Geralmente, as organizações com as quais trabalho querem mudar “o contexto” das pessoas ou situações adversas como a violência de gênero, os direitos não garantidos de crianças, idosos, negros e outras populações desrespeitadas, a degradação ambiental, entre tantas outras injustiças sociais. Elas existem para provocar essa mudança e têm urgência em conseguir isso. Fazem o possível para alcançar uma situação nova, de direitos garantidos, equidade e justiça, orientadas pelas melhores intenções ou ideais. E, na maioria das vezes, se sentem frustradas ao verem que o esforço e recurso que investem não levam à desejada mudança (ao menos, não da forma ou no tempo planejado).
Uma dessas organizações faz um trabalho exemplar com idosos. Oferece oficinas de qualidade, de acordo com os interesses de seus frequentadores, ajuda vários a reconquistarem a autoestima, a dignidade diante de suas famílias e na sociedade por meio de atividades simples e orquestradas. Acontece que a organização quer ainda que as políticas públicas voltadas à terceira idade sejam implementadas na cidade com maior amplitude; e que seus usuários se sintam cidadãos, partícipes da gestão daquilo que lhe diz respeito, com autonomia para buscar os direitos garantidos pela legislação. Decidiu que deveria, então, fazer-se representar no conselho paritário do município designando um bom profissional para isso, que trabalhou duro. Mas não deu conta, como muitos outros não dariam.
A mudança do contexto
Demorou para que a organização – e a profissional – percebesse que as “anomalias” com as quais se embatiam não são de fato “anomalias”, senão parte intrínseca do contexto social que busca transformar. E, ao lutar tão fortemente contra o que achamos que está errado é comum nos assemelharmos e nos adaptarmos às mesmas forças que estamos querendo mudar.
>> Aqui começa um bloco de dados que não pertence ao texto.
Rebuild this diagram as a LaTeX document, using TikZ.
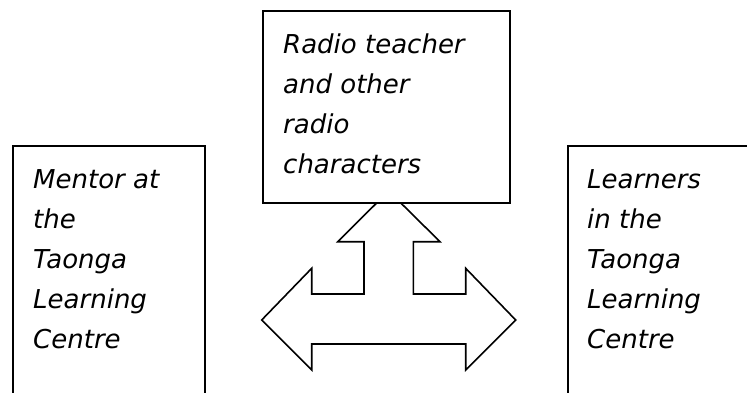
\documentclass[tikz,border=0pt]{standalone}
\usepackage{fontspec}
\setmainfont{DejaVu Sans}
\begin{document}
\begin{tikzpicture}[x=1pt,y=-1pt,
  boxline/.style={draw=black,line width=1.6pt,fill=white},
  lbl/.style={anchor=base west,inner sep=0pt,font=\fontsize{26}{40}\selectfont\itshape}]
\useasboundingbox (0,0) rectangle (747,392);
\clip (0,0) rectangle (747,392);
\fill[white] (0,0) rectangle (747,392);
% boxes (left and right run past the picture's edges)
\node[boxline,anchor=north west,minimum width=192pt,minimum height=280pt,inner sep=0pt] (mentor) at (12,145) {};
\node[boxline,anchor=north west,minimum width=200pt,minimum height=280pt,inner sep=0pt] (learners) at (567,145) {};
% three-way arrow
\draw[line width=1.6pt,line join=miter,fill=white]
  (388.7,191) -- (440,241.7) -- (413.3,241.7) -- (413.3,294) -- (465.7,294) -- (465.7,268.3)
  -- (515.7,320) -- (465.7,370) -- (465.7,344) -- (311.7,344) -- (311.7,370)
  -- (261.7,320) -- (311.7,268.3) -- (311.7,294) -- (364,294) -- (364,241.7)
  -- (337.7,241.7) -- cycle;
\node[boxline,anchor=north west,minimum width=247pt,minimum height=192pt,inner sep=0pt] (radio) at (262,10) {};
% texts
\node[lbl] (tradio) at (283,53) {\parbox[t]{220pt}{\raggedright Radio teacher\\and other\\radio\\characters}};
\node[lbl] (tmentor) at (33,188) {\parbox[t]{170pt}{\raggedright Mentor at\\the\\Taonga\\Learning\\Centre}};
\node[lbl] (tlearners) at (587,188) {\parbox[t]{160pt}{\raggedright Learners\\in the\\Taonga\\Learning\\Centre}};
\end{tikzpicture}
\end{document}
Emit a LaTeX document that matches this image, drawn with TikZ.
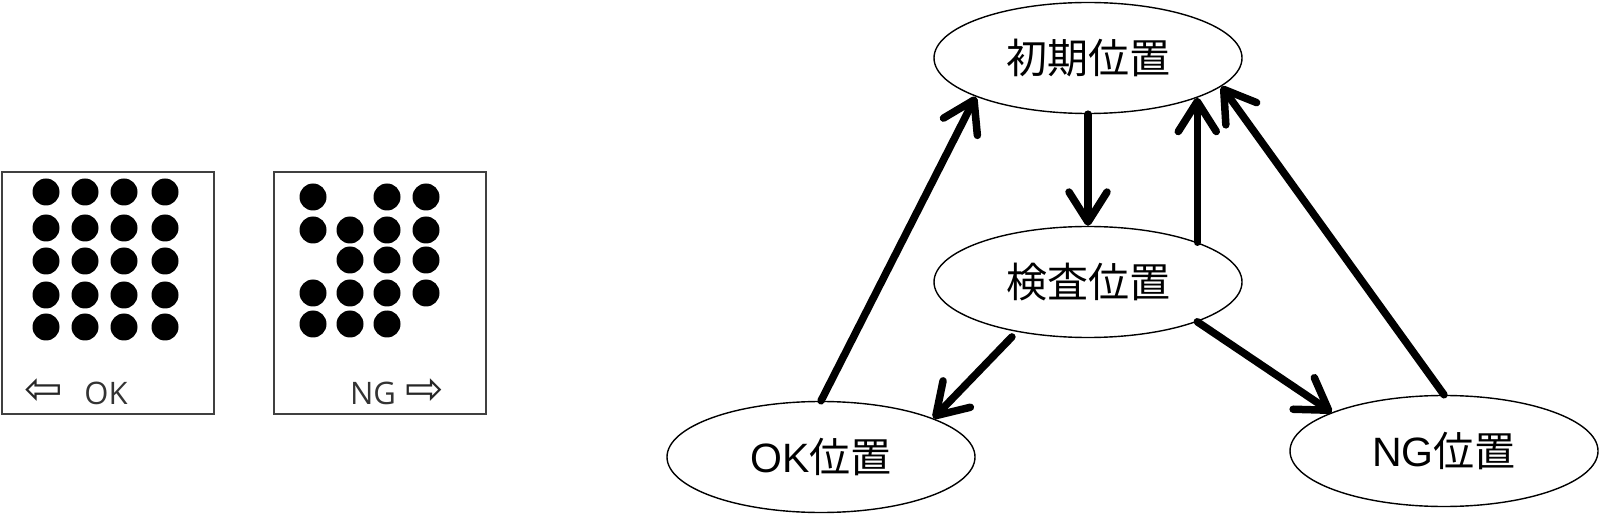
\documentclass[tikz,border=0pt]{standalone}
\usepackage{fontspec}
\setmainfont{Liberation Sans}
\newfontfamily\jp{Noto Sans CJK JP}
\newfontfamily\lbl{Open Sans}
\newfontfamily\sym{DejaVu Sans}
\usetikzlibrary{shapes.geometric,arrows.meta}
\begin{document}
\begin{tikzpicture}[x=1pt,y=-1pt,
  state/.style={ellipse, draw, line width=1.4pt, minimum width=308pt, minimum height=111pt, inner sep=0pt, font=\fontsize{41}{41}\selectfont},
  flow/.style={line width=7.5pt, -{Straight Barb[length=30pt,width=38pt,line width=7.5pt,round]}, line cap=round, line join=round},
  panel/.style={draw=black!75, line width=2pt, minimum width=212pt, minimum height=242pt, inner sep=0pt, anchor=north west},
  dot/.style={circle, fill=black, minimum size=27pt, inner sep=0pt},
  lab/.style={font=\lbl\fontsize{31}{31}\selectfont, text=black!80, inner sep=0pt},
  symb/.style={font=\sym\fontsize{46}{46}\selectfont, text=black!85, inner sep=0pt}
]
\useasboundingbox (0,0) rectangle (1600,518);

% panels
\node[panel] (okpanel) at (1,171) {};
\node[panel] (ngpanel) at (273,171) {};

% OK dots
\foreach \cx [count=\i] in {46,85,124,165}
  \foreach \cy [count=\j] in {192,228,261,295,327}
    \node[dot] (a\i\j) at (\cx,\cy) {};

% NG dots
\foreach \cx/\cy/\nm in {313/197/b11, 387/197/b31, 426/197/b41,
                        313/230/b12, 350/230/b22, 387/230/b32, 426/230/b42,
                        350/260/b23, 387/260/b33, 426/260/b43,
                        313/293/b14, 350/293/b24, 387/293/b34, 426/293/b44,
                        313/324/b15, 350/324/b25, 387/324/b35}
  \node[dot] (\nm) at (\cx,\cy) {};

% panel labels
\node[symb] (okarrow) at (44,392) {⇦};
\node[lab] (oktext) at (106,393) {OK};
\node[lab] (ngtext) at (373,393) {NG};
\node[symb] (ngarrow) at (425,392) {⇨};

% states
\node[state] (init) at (1088,58) {\jp 初期位置};
\node[state] (insp) at (1088,282) {\jp 検査位置};
\node[state] (ok) at (821,457) {OK{\jp 位置}};
\node[state] (ng) at (1444,451) {NG{\jp 位置}};

% transitions
\draw[flow] (init.south) -- (insp.north);
\draw[flow] (insp.20) -- (init.-20);
\draw[flow] (ok.north) -- (init.199);
\draw[flow] (ng.north) -- (init.-12);
\draw[flow, shorten <=7pt] (insp.215) -- (ok.19);
\draw[flow] (insp.-20) -- (ng.161);
\end{tikzpicture}
\end{document}
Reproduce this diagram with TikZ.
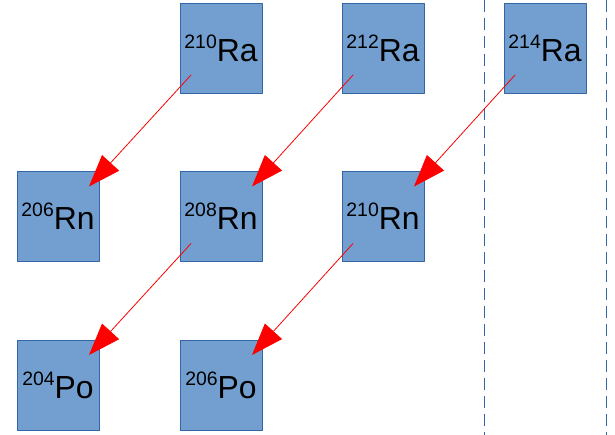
\documentclass[tikz,border=0pt]{standalone}
\usepackage{fontspec}
\setmainfont{Liberation Sans}
\usepackage{tikz}
\usetikzlibrary{arrows.meta}
\usetikzlibrary{calc}
\definecolor{boxfill}{RGB}{114,159,207}
\definecolor{boxline}{RGB}{52,101,164}
\newcommand{\iso}[2]{\raisebox{13bp}{\fontsize{19.5}{22}\selectfont #1}#2}
\tikzset{
  nuc/.style={draw=boxline,fill=boxfill,line width=0.8bp,minimum width=82bp,minimum height=90bp,inner sep=0pt,font=\fontsize{32}{36}\selectfont},
  decay/.style={red,line width=0.8bp,-{Triangle[length=32bp,width=23bp]}}
}
\begin{document}
\begin{tikzpicture}[line join=round,x=1bp,y=-1bp]
% Draw region settings
\useasboundingbox (0,0) rectangle (615,435);
% Separators
\draw[boxline,line width=1bp,dash pattern=on 12bp off 6bp] (484.5,0) -- (484.5,435);
\draw[boxline,line width=1bp,dash pattern=on 12bp off 6bp] (606,0) -- (606,435);
% Nuclei
\node[nuc] (ra210) at (221,48) {\iso{210}{Ra}};
\node[nuc] (ra212) at (383,48) {\iso{212}{Ra}};
\node[nuc] (ra214) at (545,48) {\iso{214}{Ra}};
\node[nuc] (rn206) at (58,216.5) {\iso{206}{Rn}};
\node[nuc] (rn208) at (221,216.5) {\iso{208}{Rn}};
\node[nuc] (rn210) at (383,216.5) {\iso{210}{Rn}};
\node[nuc] (po204) at (58,385) {\iso{204}{Po}};
\node[nuc] (po206) at (221,385) {\iso{206}{Po}};
% Alpha decays
\draw[decay] ($(ra210.center)+(-30,27)$) -- ($(rn206.center)+(31,-30)$);
\draw[decay] ($(ra212.center)+(-30,27)$) -- ($(rn208.center)+(31,-30)$);
\draw[decay] ($(ra214.center)+(-30,27)$) -- ($(rn210.center)+(31,-30)$);
\draw[decay] ($(rn208.center)+(-30,27)$) -- ($(po204.center)+(31,-30)$);
\draw[decay] ($(rn210.center)+(-30,27)$) -- ($(po206.center)+(31,-30)$);
\end{tikzpicture}
\end{document}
Por estarem “lá fora”, nos permitimos intervir para resolvê-las, lidando, ainda que inconscientemente, com os elementos ali envolvidos como coisas, peças num tabuleiro de xadrez ou objetos manipuláveis, mesmo que sejam seres vivos (outras organizações ou pessoas).
Nossa inconsciência leva-nos a esquecer o fato de que nós mesmos fazemos parte da história que queremos mudar e que, por isso, é preciso estar atento aos muitos ritmos e manifestações que acontecem, simultaneamente, na história e em nós.
Esquecemo-nos de que quando uma coisa muda, a outra também muda. O mundo muda quando mudamos e ele nos muda por meio de sua mudança.
Esquecemo-nos de que construímos nosso mundo, esse no qual vivemos, a partir de nossos pensamentos e da forma como pensamos, do projeto que desenhamos, das relações que construímos com quem convivemos e trabalhamos, do cuidado que temos com o ambiente … O que quer que seja, emerge do nosso pensamento e se constrói adquirindo as mesmas qualidades do nosso pensar. Se valorizo o sucesso escolar, o projeto que vier a construir para ajudar crianças com déficit de atenção a superarem suas dificuldades de aprendizagem privilegiará o conteúdo dado pela escola e suas métricas avaliativas. Na nossa urgência, paixão e convicção, ao partimos para mudar o mundo, encontramos nosso maior desafio e potencial ruina (re)construindo-o à nossa imagem e semelhança.
Se Mafalda aconselha a perceber que “não é o ano que precisa ser mudado, somos nós”, Vaclav Havel[2] é ainda mais radical ao afirmar que fazemos parte do que precisa ser mudado. Em seu seu discurso no Fórum Econômico Mundial, de 1992, ele disse:
O que se faz necessário é algo diferente, algo maior. A atitude do ser humano no mundo precisa mudar radicalmente. Temos que abandonar a crença arrogante de que o mundo é um mero quebra-cabeças a ser solucionado (…). Temos que libertar da esfera desse capricho privado (…) a habilidade de enxergar as coisas como os outros enxergam (…) as coisas precisam ter mais uma chance de se apresentarem sozinhas como elas são, de serem percebidas em sua individualidade (…) Devemos nos esforçar mais para entender do que explicar.
Que sejamos capazes de dar outra chance à mudança e possamos construir um mundo verdadeiramente novo em 2017, a partir de uma observação profunda das transformações do contexto, do outro e de nós mesmos.
[1] “De uns tempos prá cá”, de Chico César.
[2] Václav Havel foi o ultimo presidente da Checoslováquia e primeiro presidente da República Checa, além de escritor e dramaturgo. Defendeu a resistência não violenta (passou 5 anos preso por tais convicções) e se tornou ícone da Revolução de Veludo.